"""
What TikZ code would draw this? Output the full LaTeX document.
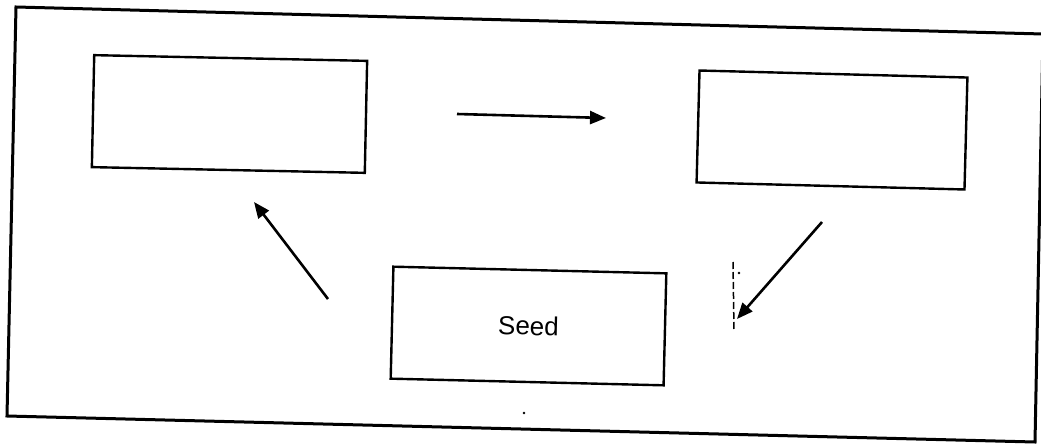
\documentclass[tikz,border=0pt]{standalone}
\usepackage{fontspec}
\setmainfont{Liberation Sans}
\usetikzlibrary{arrows.meta}
\tikzset{
  box/.style={draw=black, line width=2.4pt, minimum width=273pt, minimum height=112pt, inner sep=0pt, fill=white},
  flow/.style={line width=2.6pt, -{Triangle[length=16pt,width=13pt]}},
  frameline/.style={line width=3pt, line join=miter},
  speck/.style={fill=black, draw=none}
}
\begin{document}
\begin{tikzpicture}[x=1pt,y=-1pt]
\useasboundingbox (0,0) rectangle (1041,444);
\fill[white] (0,0) rectangle (1041,444);
\clip (0,0) rectangle (1041,444);
% outer frame (slightly skewed scan)
\draw[frameline] (16,7) -- (1043,34) -- (1035,442) -- (7,416) -- cycle;
% boxes
\node[box, rotate=-1.2] (b1) at (229.5,114) {};
\node[box, minimum width=268pt, rotate=-1.5] (b2) at (832,130) {};
\node[box, rotate=-1.4, font=\fontsize{26}{30}\selectfont] (seed) at (528.5,326) {Seed};
% arrow end points
\coordinate (h1) at (457,114);
\coordinate (h2) at (606,118);
\coordinate (r1) at (822,222);
\coordinate (r2) at (737,319);
\coordinate (l1) at (328,299);
\coordinate (l2) at (254,202);
\draw[flow] (h1) -- (h2);
\draw[flow] (r1) -- (r2);
\draw[flow] (l1) -- (l2);
% scan marks
\coordinate (m1) at (733,262);
\coordinate (m2) at (734,331);
\draw[line width=1.5pt, dash pattern=on 7pt off 3pt] (m1) -- (m2);
\fill[speck] (739,273) circle (1.4pt);
\fill[speck] (524,413) circle (1.4pt);
\end{tikzpicture}
\end{document}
"""
▸ WRITTEN TASK
Take the listing above and restate it word for word, without its pictures.

▸ FINISHED EXERCISE
What TikZ code would draw this? Output the full LaTeX document.
\documentclass[tikz,border=0pt]{standalone}
\usepackage{fontspec}
\setmainfont{Liberation Sans}
\usetikzlibrary{arrows.meta}
\tikzset{
  box/.style={draw=black, line width=2.4pt, minimum width=273pt, minimum height=112pt, inner sep=0pt, fill=white},
  flow/.style={line width=2.6pt, -{Triangle[length=16pt,width=13pt]}},
  frameline/.style={line width=3pt, line join=miter},
  speck/.style={fill=black, draw=none}
}
\begin{document}
\begin{tikzpicture}[x=1pt,y=-1pt]
\useasboundingbox (0,0) rectangle (1041,444);
\fill[white] (0,0) rectangle (1041,444);
\clip (0,0) rectangle (1041,444);
% outer frame (slightly skewed scan)
\draw[frameline] (16,7) -- (1043,34) -- (1035,442) -- (7,416) -- cycle;
% boxes
\node[box, rotate=-1.2] (b1) at (229.5,114) {};
\node[box, minimum width=268pt, rotate=-1.5] (b2) at (832,130) {};
\node[box, rotate=-1.4, font=\fontsize{26}{30}\selectfont] (seed) at (528.5,326) {Seed};
% arrow end points
\coordinate (h1) at (457,114);
\coordinate (h2) at (606,118);
\coordinate (r1) at (822,222);
\coordinate (r2) at (737,319);
\coordinate (l1) at (328,299);
\coordinate (l2) at (254,202);
\draw[flow] (h1) -- (h2);
\draw[flow] (r1) -- (r2);
\draw[flow] (l1) -- (l2);
% scan marks
\coordinate (m1) at (733,262);
\coordinate (m2) at (734,331);
\draw[line width=1.5pt, dash pattern=on 7pt off 3pt] (m1) -- (m2);
\fill[speck] (739,273) circle (1.4pt);
\fill[speck] (524,413) circle (1.4pt);
\end{tikzpicture}
\end{document}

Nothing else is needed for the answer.